The hour-long production – with a windy score by Paolo Aralla, a voiceover by a sibyl with a standard-issue sexy-European accent, and sensitive lighting, at least, by Roderick Murray – is thoroughly un-Dionysian. With black curtains walling in the stage and the dancers in beatnik turtlenecks, this Bacchae seems to take place not on untamed mountaintops but in the monochrome cave of Serious Art (circa 1955). Only when the notes Erin Lesser blew through her double contrabass flute billowed the fabric walls did a whisper of wildness enter the scene. Meanwhile, our husky-voiced narrator redacted the mythic tale one echoing word at a time. Truth. Blood. Mire. Death. Help!
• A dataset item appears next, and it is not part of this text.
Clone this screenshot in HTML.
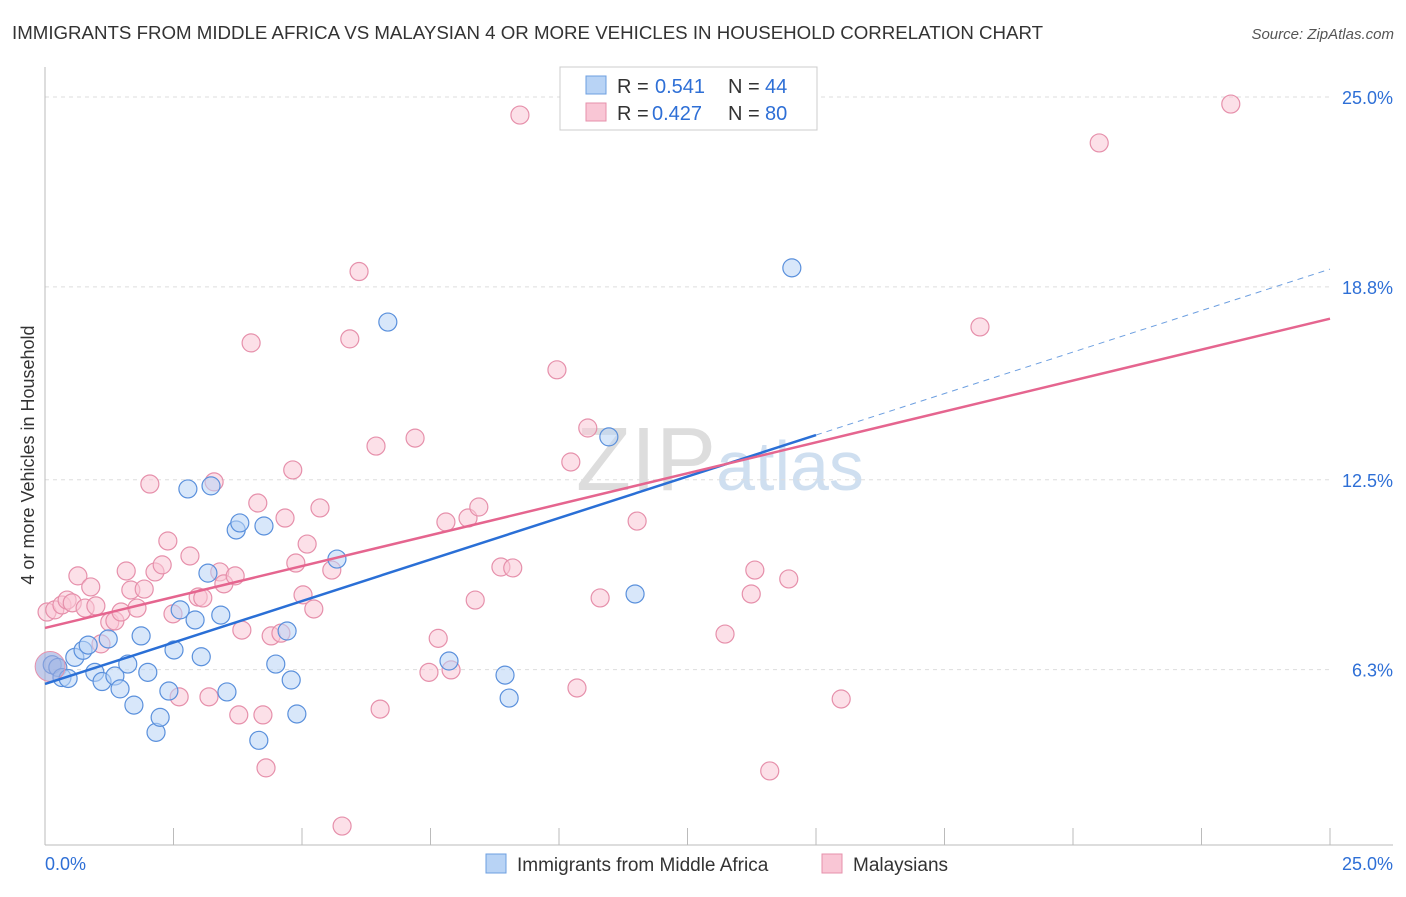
<!DOCTYPE html>
<html><head><meta charset="utf-8"><style>
body{margin:0;background:#fff;font-family:"Liberation Sans",sans-serif;}
svg text{font-family:"Liberation Sans",sans-serif;}
</style></head><body>
<svg id="chart" width="1406" height="892">
<text x="12" y="39" font-size="18.7" fill="#333">IMMIGRANTS FROM MIDDLE AFRICA VS MALAYSIAN 4 OR MORE VEHICLES IN HOUSEHOLD CORRELATION CHART</text>
<text x="1394" y="39" font-size="15" fill="#555" text-anchor="end" font-style="italic">Source: ZipAtlas.com</text>
<text x="34" y="455" font-size="18" fill="#333" text-anchor="middle" transform="rotate(-90 34 455)">4 or more Vehicles in Household</text>
<text x="720" y="490" font-size="90" fill="#ddd" text-anchor="middle" font-family="Liberation Serif">ZIP<tspan fill="#cfdff0" font-family="Liberation Sans" font-size="70">atlas</tspan></text>
<g id="grid"></g><g id="axes"></g><g id="pts"></g><g id="lines"></g>
<g>
<rect x="560" y="67" width="257" height="63" fill="#fff" stroke="#ccc"/>
<rect x="586" y="76" width="20" height="18" fill="#b8d3f5" stroke="#6d9fe0"/>
<rect x="586" y="103" width="20" height="18" fill="#f9c6d5" stroke="#e690ab"/>
<text x="617" y="93" font-size="20" fill="#333">R =</text>
<text x="655" y="93" font-size="20" fill="#2e6fd6">0.541</text>
<text x="728" y="93" font-size="20" fill="#333">N =</text>
<text x="765" y="93" font-size="20" fill="#2e6fd6">44</text>
<text x="617" y="120" font-size="20" fill="#333">R =</text>
<text x="652" y="120" font-size="20" fill="#2e6fd6">0.427</text>
<text x="728" y="120" font-size="20" fill="#333">N =</text>
<text x="765" y="120" font-size="20" fill="#2e6fd6">80</text>
</g>
<g>
<rect x="486" y="854" width="20" height="19" fill="#b8d3f5" stroke="#6d9fe0"/>
<text x="517" y="871" font-size="19" fill="#333">Immigrants from Middle Africa</text>
<rect x="822" y="854" width="20" height="19" fill="#f9c6d5" stroke="#e690ab"/>
<text x="853" y="871" font-size="19" fill="#333">Malaysians</text>
</g>
</svg>
<script>
const blueX=[0.14,0.25,0.33,0.45,0.58,0.74,0.84,0.97,1.11,1.23,1.36,1.46,1.61,1.73,1.87,2.00,2.16,2.24,2.41,2.51,2.63,2.78,2.92,3.04,3.17,3.23,3.42,3.54,3.72,3.79,4.16,4.26,4.49,4.71,4.79,4.90,5.68,6.67,7.86,8.95,9.03,10.97,11.48,14.53];
const blueY=[6.46,6.37,6.04,6.01,6.70,6.93,7.10,6.21,5.91,7.30,6.09,5.67,6.48,5.14,7.40,6.21,4.25,4.74,5.60,6.94,8.25,12.20,7.92,6.72,9.45,12.30,8.08,5.57,10.86,11.09,3.99,10.99,6.48,7.56,5.96,4.85,9.91,17.65,6.58,6.12,5.37,13.90,8.77,19.42];
const pinkX=[0.04,0.19,0.33,0.43,0.53,0.64,0.78,0.89,0.99,1.09,1.26,1.36,1.48,1.58,1.67,1.79,1.93,2.04,2.14,2.28,2.39,2.49,2.61,2.82,2.98,3.07,3.19,3.29,3.40,3.48,3.70,3.83,3.77,4.01,4.14,4.24,4.30,4.40,4.59,4.67,4.82,4.88,5.02,5.10,5.23,5.35,5.58,5.78,5.93,6.11,6.44,6.52,7.20,7.47,7.65,7.80,7.90,8.23,8.37,8.44,8.87,9.10,9.24,9.96,10.23,10.35,10.56,10.80,11.52,13.23,13.74,13.81,14.10,14.47,15.49,18.19,20.51,23.07];
const pinkY=[8.18,8.25,8.41,8.57,8.48,9.36,8.31,9.00,8.38,7.14,7.85,7.89,8.18,9.52,8.90,8.31,8.93,12.36,9.49,9.72,10.50,8.12,5.41,10.01,8.67,8.64,5.41,12.43,9.49,9.10,9.36,7.59,4.82,16.97,11.74,4.82,3.09,7.40,7.49,11.25,12.82,9.78,8.74,10.40,8.28,11.58,9.55,1.19,17.10,19.30,13.60,5.01,13.86,6.21,7.32,11.12,6.29,11.25,8.57,11.61,9.65,9.62,24.41,16.09,13.08,5.70,14.19,8.64,11.15,7.46,8.77,9.55,2.99,9.26,5.34,17.49,23.50,24.77];
const blueTrend=[5.83,0.542]; // intercept, slope
const pinkTrend=[7.66,0.404];
const yTicks=[6.3,12.5,18.8,25.0];
const xTickLabels=["0.0%","25.0%"];
const NS="http://www.w3.org/2000/svg";
const xs=v=>45+v/25*1285;
const ys=v=>862.5-v*30.62;
function mk(tag,attrs,parent){const e=document.createElementNS(NS,tag);for(const k in attrs)e.setAttribute(k,attrs[k]);document.getElementById(parent).appendChild(e);return e;}
yTicks.forEach(t=>{
 const g=mk('line',{x1:45,x2:1330,y1:ys(t),y2:ys(t),stroke:'#ddd','stroke-dasharray':'4,4'},'grid');
 
 
 const l=mk('text',{x:1393,y:ys(t)+7,'font-size':18,fill:'#2e6fd6','text-anchor':'end'},'axes');
 l.textContent=t.toFixed(1)+'%';
 
 
});
mk('line',{x1:45,x2:45,y1:67,y2:845,stroke:'#bbb'},'axes');
mk('line',{x1:45,x2:1393,y1:845,y2:845,stroke:'#bbb'},'axes');
for(let i=0;i<=10;i++){mk('line',{x1:45+i*128.5,x2:45+i*128.5,y1:828,y2:845,stroke:'#bbb'},'axes');}
const xl0=mk('text',{x:45,y:870,'font-size':18,fill:'#2e6fd6'},'axes');xl0.textContent=xTickLabels[0];


const xl1=mk('text',{x:1393,y:870,'font-size':18,fill:'#2e6fd6','text-anchor':'end'},'axes');xl1.textContent=xTickLabels[1];


function pts(X,Y,fill,stroke,name){X.forEach((x,i)=>{const c=mk('circle',{cx:xs(x),cy:ys(Y[i]),r:9,fill:fill,'fill-opacity':0.55,stroke:stroke,'stroke-width':1.2},'pts');
 
 });}
pts(pinkX,pinkY,'#f9c6d5','#e690ab','malaysian-point');
pts(blueX,blueY,'#b8d3f5','#5a90dc','middle-africa-point');
const big1=mk('circle',{cx:xs(0.1),cy:ys(6.4),r:15,fill:'#9aa8dc','fill-opacity':0.6,stroke:'#e690ab'},'pts');


const bl=mk('line',{x1:xs(0),y1:ys(blueTrend[0]),x2:xs(15),y2:ys(blueTrend[0]+blueTrend[1]*15),stroke:'#2a6fd6','stroke-width':2.5},'lines');


const bd=mk('line',{x1:xs(15),y1:ys(blueTrend[0]+blueTrend[1]*15),x2:xs(25),y2:ys(blueTrend[0]+blueTrend[1]*25),stroke:'#6d9fe0','stroke-width':1,'stroke-dasharray':'6,5'},'lines');


const pl=mk('line',{x1:xs(0),y1:ys(pinkTrend[0]),x2:xs(25),y2:ys(pinkTrend[0]+pinkTrend[1]*25),stroke:'#e5658f','stroke-width':2.5},'lines');


</script>
</body></html>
The movement was equally contrived and narrow in range. It alternated between suspension – arms hovering like birds of prey, legs in a squat like a samurai about to spring, the gaze down – and release, but neither taken to sufficient extremes. The dance see-sawed between stop and start. Marked by neither joy nor passion, Veggetti’s Bacchae is Apollonian, except without the light.
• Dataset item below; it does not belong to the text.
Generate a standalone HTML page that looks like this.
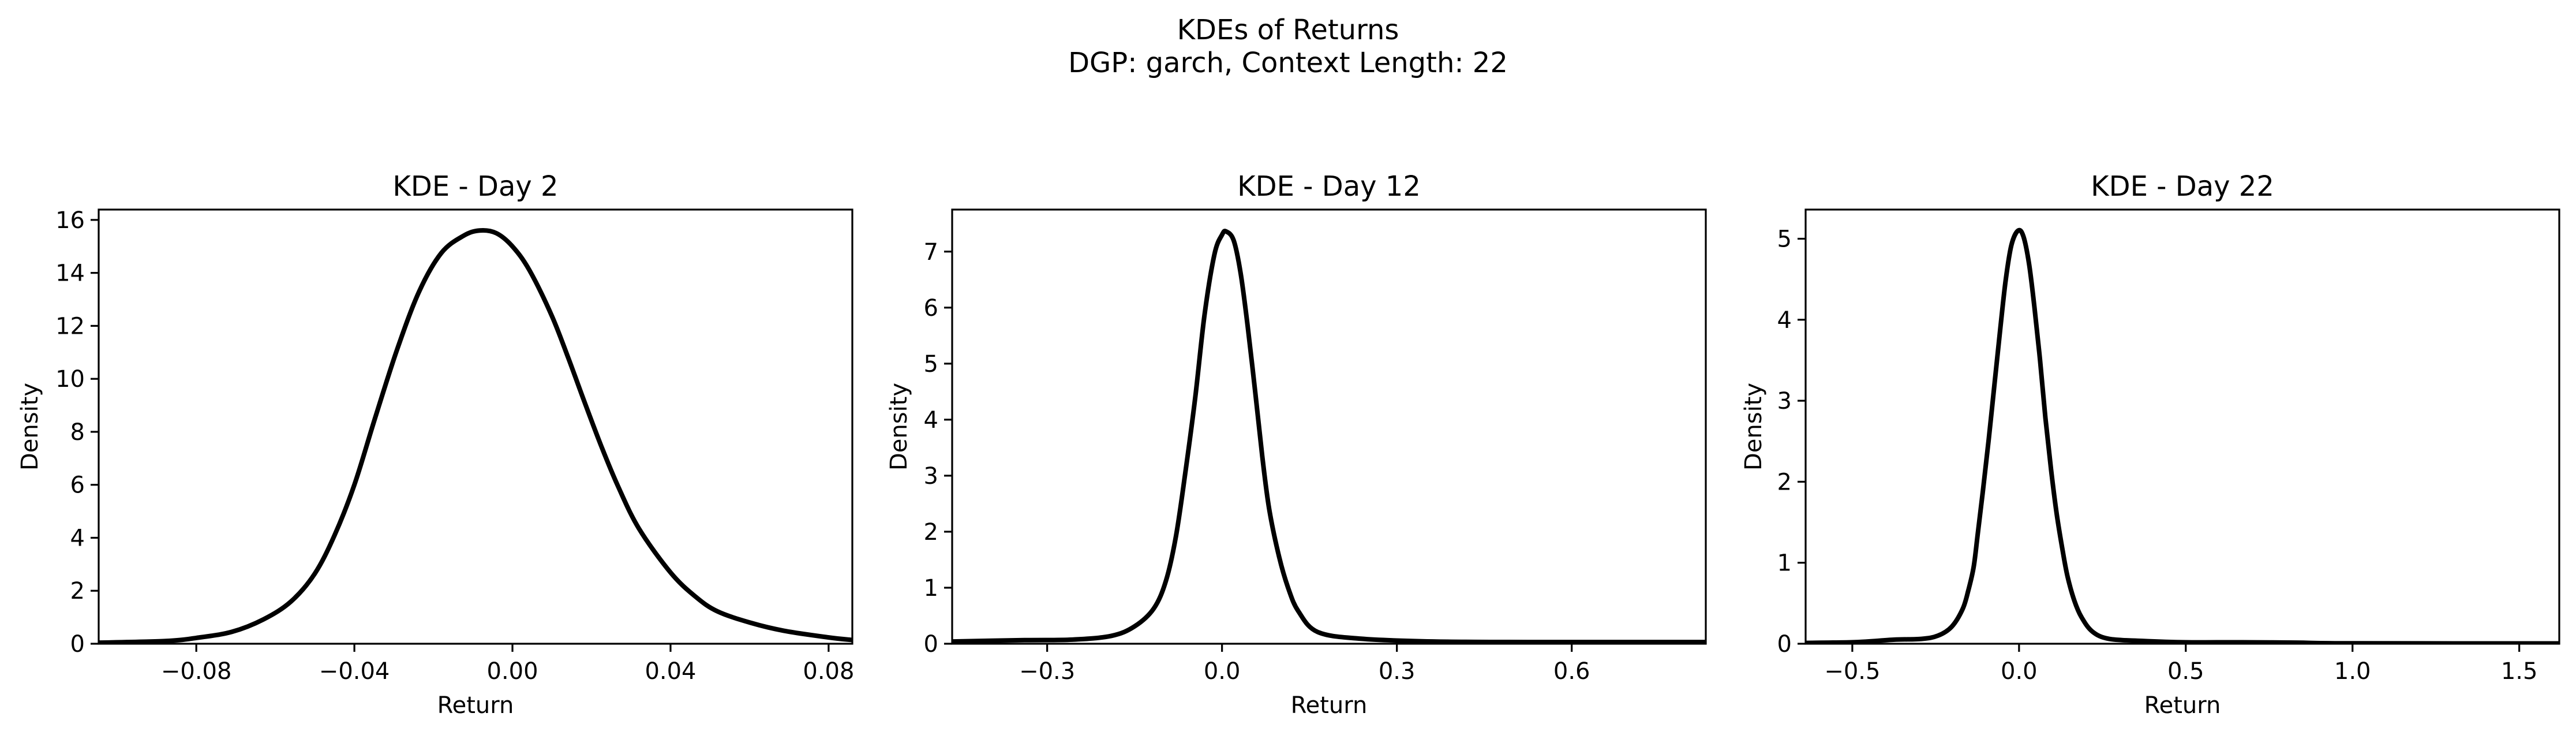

The choreographer’s strength lies in arranging bodies in space. As some dancers moved, others faced various directions with legs apart like bohemian cowboys and arms hanging hunkily at their sides. The tableaux were invariably attractive. A more static story – Daphne’s life as a tree, say – would have better suited Veggetti.
But if Bacchae was dead on arrival, the audience evinced so much goodwill that Lopez only needs to choose her projects more wisely to secure its devotion.